Indeed, this further underlines the importance of this gesture. The first is the very content of how bilateral relations between the two countries are being resumed. In previous programmes we have stressed the importance of Morocco for Spain and vice versa. Two thirds of Morocco’s foreign trade goes to the European Union, and of these two thirds, 42% is destined for and originates in Spain; we are Morocco’s leading trading partner and the leading investor country, passing to France many years ago, something that has caused some irritation in French political and private circles. France sees that Spain has more important financial, economic, commercial and investment positions in the Moroccan kingdom.

What was the other point you wanted to make?

The second aspect I would like to touch on is the very heart of the matter. In foreign policy, there are things that can be thought and expressed in private circles, but which can never be said in public. You cannot draw a parallel between the situation in Ceuta and Melilla and the Sahara, firstly because that is what Morocco has been doing for a long time, saying that Ceuta and Melilla were like the Sahara meant that they were territories to be decolonised because that is what the United Nations had said. The Sahara was a territory to be decolonised while it was administered by Spain as a colonial power, if we say that Ceuta and Melilla are linked to the Sahara, we are giving reason to that whole argument, it is perfect nonsense.

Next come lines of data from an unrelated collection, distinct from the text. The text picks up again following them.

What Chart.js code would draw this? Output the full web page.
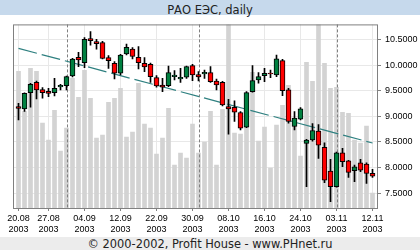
<!DOCTYPE html>
<html>
<head>
<meta charset="utf-8">
<script src="https://cdn.jsdelivr.net/npm/chart.js@4.4.1/dist/chart.umd.min.js"></script>
<style>
  body { margin: 0; background: #fff; }
  .wrap { width: 420px; height: 250px; overflow: hidden; }
  .title { height: 15px; line-height: 20px; background: #c6d9ec; color: #222; font-family: "DejaVu Sans", sans-serif; font-size: 11.5px; text-align: center; }
  .foot { height: 13px; line-height: 14px; background: #ececec; color: #222; font-family: "DejaVu Sans", sans-serif; font-size: 11.4px; text-align: center; }
  canvas { display: block; }
</style>
</head>
<body>
<div class="wrap">
  <div class="title">РАО ЕЭС, daily</div>
  <canvas id="chart" width="420" height="222"></canvas>
  <div class="foot">© 2000-2002, Profit House - www.PHnet.ru</div>
</div>
<script>
const year = `2003`;
const dates = [
  `20.08`, `21.08`, `22.08`, `25.08`, `26.08`, `27.08`, `28.08`, `29.08`,
  `01.09`, `02.09`, `03.09`, `04.09`, `05.09`, `08.09`, `09.09`, `10.09`, `11.09`, `12.09`,
  `15.09`, `16.09`, `17.09`, `18.09`, `19.09`, `22.09`, `23.09`, `24.09`, `25.09`, `26.09`, `29.09`, `30.09`,
  `01.10`, `02.10`, `03.10`, `06.10`, `07.10`, `08.10`, `09.10`, `10.10`, `13.10`, `14.10`, `15.10`, `16.10`,
  `17.10`, `20.10`, `21.10`, `22.10`, `23.10`, `24.10`, `27.10`, `28.10`, `29.10`, `30.10`, `31.10`,
  `03.11`, `04.11`, `05.11`, `06.11`, `10.11`, `11.11`, `12.11`
];
const opens = [
  9.19, 9.144, 9.463, 9.663, 9.521, 9.488, 9.463, 9.572, 9.599, 9.786,
  10.15, 10.047, 10.514, 10.455, 10.436, 10.144, 10.033, 9.839, 10.214, 10.311,
  10.15, 10.033, 10.014, 9.755, 9.611, 9.599, 9.774, 9.728, 9.761, 9.988,
  9.813, 9.825, 9.852, 9.689, 9.663, 9.191, 9.177, 9.074, 8.788, 9.482,
  9.708, 9.794, 9.845, 9.805, 10.086, 9.514, 8.801, 8.944, 8.471, 8.541,
  8.71, 8.393, 7.932, 7.626, 8.288, 8.132, 7.938, 8.093, 8.068, 7.887
];
const highs = [
  9.255, 9.46, 9.644, 9.689, 9.56, 9.547, 9.741, 9.625, 9.786, 10.13,
  10.247, 10.533, 10.65, 10.5, 10.46, 10.183, 10.066, 10.208, 10.409, 10.338,
  10.358, 10.144, 10.039, 9.794, 9.741, 9.981, 9.891, 9.936, 9.981, 10.014,
  9.871, 9.903, 9.969, 9.728, 9.68, 9.333, 9.3, 9.093, 9.482, 9.988,
  9.852, 9.936, 9.903, 10.195, 10.111, 9.547, 9.093, 9.171, 8.55, 8.86,
  8.84, 8.482, 8.159, 8.3, 8.374, 8.14, 8.049, 8.159, 8.093, 7.965
];
const lows = [
  8.93, 9.094, 9.177, 9.339, 9.352, 9.385, 9.397, 9.514, 9.514, 9.77,
  9.969, 9.949, 10.389, 10.311, 10.117, 9.936, 9.728, 9.805, 10.195, 10.117,
  9.922, 9.871, 9.663, 9.566, 9.482, 9.579, 9.708, 9.663, 9.741, 9.697,
  9.689, 9.741, 9.663, 9.514, 9.202, 8.652, 8.899, 8.735, 8.78, 9.469,
  9.644, 9.677, 9.755, 9.774, 9.404, 8.866, 8.735, 8.93, 7.627, 8.516,
  8.179, 7.704, 7.335, 7.62, 8.016, 7.809, 7.724, 7.918, 7.692, 7.809
];
const closes = [
  9.152, 9.449, 9.625, 9.514, 9.463, 9.444, 9.547, 9.605, 9.774, 10.117,
  10.097, 10.5, 10.475, 10.416, 10.13, 10.086, 9.839, 10.195, 10.344, 10.169,
  10.047, 9.961, 9.774, 9.591, 9.566, 9.852, 9.805, 9.761, 9.969, 9.805,
  9.766, 9.858, 9.677, 9.611, 9.222, 9.144, 9.08, 8.768, 9.463, 9.697,
  9.774, 9.839, 9.825, 10.12, 9.502, 8.899, 8.963, 9.144, 8.535, 8.724,
  8.438, 7.757, 7.626, 8.288, 8.113, 7.907, 8.016, 7.951, 7.887, 7.835
];
const volumes = [
  137, 97, 140, 137, 85, 68, 98, 57, 80, 130,
  111, 138, 110, 70, 73, 106, 110, 120, 71, 76,
  125, 84, 80, 54, 70, 100, 43, 55, 50, 84,
  55, 66, 97, 43, 99, 200, 75, 74, 109, 136,
  67, 81, 40, 83, 103, 123, 87, 52, 146, 127,
  200, 145, 120, 121, 96, 95, 68, 65, 82, 15
];
const priceTicks = [7.5, 8, 8.5, 9, 9.5, 10, 10.5];
const dateTicks = [`20.08`, `27.08`, `04.09`, `12.09`, `22.09`, `30.09`, `08.10`, `16.10`, `24.10`, `03.11`, `12.11`];
const monthStarts = [`01.09`, `01.10`, `03.11`];
const trendFrom = 10.325;
const trendTo = 8.48;

const UP = `#008040`;
const DOWN = `#ff0000`;
const idx = dates.map((d, i) => i);

Chart.defaults.font.family = `"Liberation Sans", Arial, sans-serif`;
Chart.defaults.font.size = 9;
Chart.defaults.color = `#000`;

// dashed separators at the first trading day of each month, over the volume bars
const monthLines = {
  id: `monthLines`,
  afterDatasetDraw(chart, args) {
    if (args.index !== 0) {
      return;
    }
    const {ctx, chartArea, scales} = chart;
    ctx.save();
    ctx.strokeStyle = `#808080`;
    ctx.lineWidth = 1;
    ctx.setLineDash([3, 2]);
    monthStarts.forEach((d) => {
      const px = Math.round(scales.x.getPixelForValue(dates.indexOf(d))) + 0.5;
      ctx.beginPath();
      ctx.moveTo(px, chartArea.top);
      ctx.lineTo(px, chartArea.bottom);
      ctx.stroke();
    });
    ctx.restore();
  }
};

const frame = {
  id: `frame`,
  afterDatasetsDraw(chart) {
    const {ctx, chartArea} = chart;
    ctx.save();
    ctx.strokeStyle = `#808080`;
    ctx.lineWidth = 1;
    ctx.strokeRect(chartArea.left + 0.5, chartArea.top + 0.5, chartArea.width - 1, chartArea.height);
    ctx.restore();
  }
};

new Chart(document.getElementById(`chart`), {
  type: `bar`,
  plugins: [monthLines, frame],
  data: {
    datasets: [{
      label: `Volume`,
      data: idx.map((i) => ({x: i, y: volumes[i]})),
      yAxisID: `vol`,
      backgroundColor: `#d3d3d3`,
      barThickness: 4,
      grouped: false,
      order: 4
    }, {
      type: `line`,
      label: `Trend`,
      data: [{x: 0, y: trendFrom}, {x: dates.length - 1, y: trendTo}],
      yAxisID: `y`,
      borderColor: `#2f8080`,
      borderWidth: 1.2,
      borderDash: [19, 5],
      pointRadius: 0,
      order: 3
    }, {
      label: `Range`,
      data: idx.map((i) => ({x: i, y: [lows[i], highs[i]]})),
      yAxisID: `y`,
      backgroundColor: `#000`,
      barThickness: 1,
      grouped: false,
      order: 2
    }, {
      label: `Body`,
      data: idx.map((i) => ({x: i, y: [opens[i], closes[i]]})),
      yAxisID: `y`,
      backgroundColor: idx.map((i) => closes[i] >= opens[i] ? UP : DOWN),
      borderColor: `#000`,
      borderWidth: 1,
      borderSkipped: false,
      barThickness: 5,
      grouped: false,
      order: 1
    }]
  },
  options: {
    responsive: false,
    animation: false,
    events: [],
    devicePixelRatio: 1,
    layout: {
      padding: {left: 13, top: 9, right: 0, bottom: 0}
    },
    plugins: {
      legend: {display: false},
      tooltip: {enabled: false}
    },
    scales: {
      x: {
        type: `linear`,
        offset: false,
        min: -11 / 12,
        max: 59 + 11 / 12,
        afterBuildTicks: (scale) => {
          scale.ticks = dateTicks.map((d) => ({value: dates.indexOf(d)}));
        },
        afterFit: (scale) => {
          scale.height = 29;
        },
        grid: {offset: false, color: `#e8e8e8`, tickColor: `#808080`, tickLength: 3},
        border: {display: false},
        ticks: {
          autoSkip: false,
          maxRotation: 0,
          padding: 2,
          callback: (value) => [dates[value], year]
        }
      },
      y: {
        position: `right`,
        min: 7.212,
        max: 10.792,
        afterBuildTicks: (scale) => {
          scale.ticks = priceTicks.map((v) => ({value: v}));
        },
        afterFit: (scale) => {
          scale.width = 42;
        },
        grid: {color: `#e8e8e8`, tickColor: `#808080`, tickLength: 3},
        border: {display: false},
        ticks: {
          padding: 4,
          callback: (value) => value.toFixed(4)
        }
      },
      vol: {
        display: false,
        min: 0,
        max: 184
      }
    }
  }
});
</script>
</body>
</html>
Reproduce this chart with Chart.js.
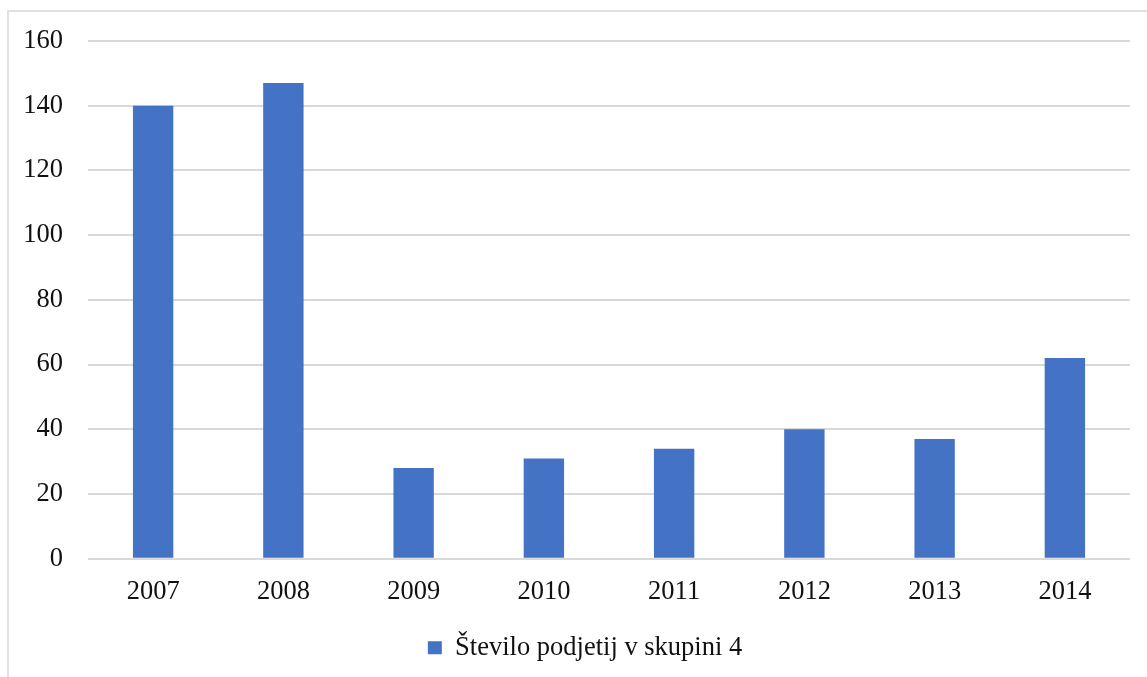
<!DOCTYPE html>
<html>
<head>
<meta charset="utf-8">
<script src="https://cdn.jsdelivr.net/npm/chart.js@4"></script>
<style>
  html, body { margin: 0; padding: 0; background: #fff; }
  #okvir { position: absolute; left: 7px; top: 10px; width: 1160px; height: 700px;
           border-left: 2px solid #e0e0e0; border-top: 2px solid #e0e0e0; }
  #graf { position: absolute; left: 0; top: 0; }
</style>
</head>
<body>
<div id="okvir"></div>
<canvas id="graf" width="1147" height="677"></canvas>
<script>
// podatki
var leta = ['2007', '2008', '2009', '2010', '2011', '2012', '2013', '2014'];
var steviloPodjetij = [140, 147, 28, 31, 34, 40, 37, 62];
var oznakeY = [0, 20, 40, 60, 80, 100, 120, 140, 160];

var pisava = { family: '"Liberation Serif", "Times New Roman", serif', size: 26.5 };

// legenda malo bolj desno
var zamikLegende = {
    id: 'zamikLegende',
    afterLayout: function(chart) {
        chart.legend.left += 40;
    }
};

var graf = new Chart(document.getElementById('graf'), {
    type: 'bar',
    data: {
        labels: leta,
        datasets: [{
            label: 'Število podjetij v skupini 4',
            data: steviloPodjetij,
            backgroundColor: '#4472C4',
            barPercentage: 0.31,
            categoryPercentage: 1
        }]
    },
    options: {
        responsive: false,
        animation: false,
        layout: { padding: { top: 26, right: 17, left: 0, bottom: 6 } },
        scales: {
            x: {
                grid: { display: false, drawTicks: false },
                border: { display: false },
                ticks: { color: '#111', font: pisava, padding: 17 }
            },
            y: {
                min: 0,
                max: 160,
                afterBuildTicks: function(os) {
                    os.ticks = oznakeY.map(function(v) { return { value: v }; });
                },
                afterFit: function(os) { os.width = 88; },
                grid: { color: '#d9d9d9', lineWidth: 2, drawTicks: false },
                border: { display: false },
                ticks: { color: '#111', font: pisava, padding: 25 }
            }
        },
        plugins: {
            legend: {
                position: 'bottom',
                labels: {
                    color: '#111',
                    font: pisava,
                    boxWidth: 14,
                    boxHeight: 13,
                    padding: 10
                }
            },
            tooltip: { enabled: false }
        }
    },
    plugins: [zamikLegende]
});
</script>
</body>
</html>
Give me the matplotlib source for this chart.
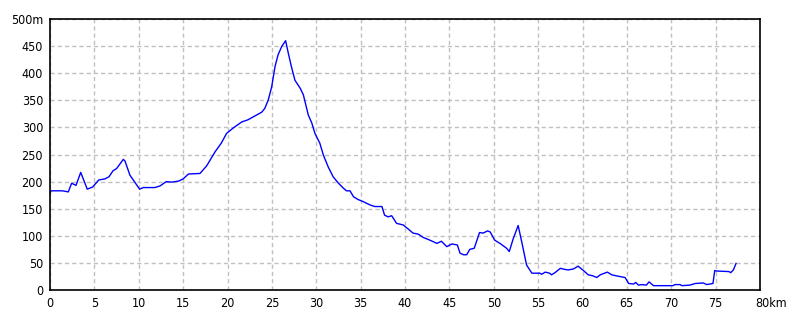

If we say that we have to maintain our positions in the Sahara to guarantee the Spanishness of Ceuta and Melilla, we are denying at the same time the very essence of the Spanishness of Ceuta and Melilla, which have nothing to do with colonialism.

They certainly have nothing to do with colonialism…

In the case of Ceuta, because of the theory of the succession of states, speaking of foreign policy and international law, in this matter a broad brushstroke is not enough, it must be said that it was a Roman colony, then a Visigoth colony, then the Caliphate of Cordoba, whose successor state was the Kingdom of Spain, not the Kingdom of Morocco. The second point, when it passed into Portuguese hands and was inherited by Philip II on the death of his mother, Isabella of Portugal, it remained in the Spanish crown during Philip II, Philip III and Philip IV, when Portugal became an independent kingdom again the people of Ceuta were asked which crown they wanted to keep and they decided to keep the crown of Spain, this is very important to say and we are talking about 1640, someone explain to me what this has to do with colonialism. Finally, in the case of Melilla, it is an initiative of King Ferdinand II of Aragon and V of Castile, the Catholic, who in 1497, after the Berber pirates harassed the peaceful commercial and even military navigation of the European powers in the Mediterranean, decided to take one more place, like so many others dominated by Spain, to guarantee security in the Mediterranean and maritime traffic. In Melilla, far from where the legal and feudal dominions of the then Sultan of Morocco reached, Spain established a strong point and this was the result of the to and fro of international borders. By the rule of three of the reasoning of having a territory in another continent, two thirds of Istanbul and all the European part of Turkey would belong to Bulgaria and Greece. What I am saying is that we have to start making serious and real legal-political and foreign policy arguments, i.e. what we cannot do is to tie our own hands with other people’s arguments. Anyone who continues to insist on linking Ceuta and Melilla with the Sahara should be doing Ceuta and Melilla a disservice.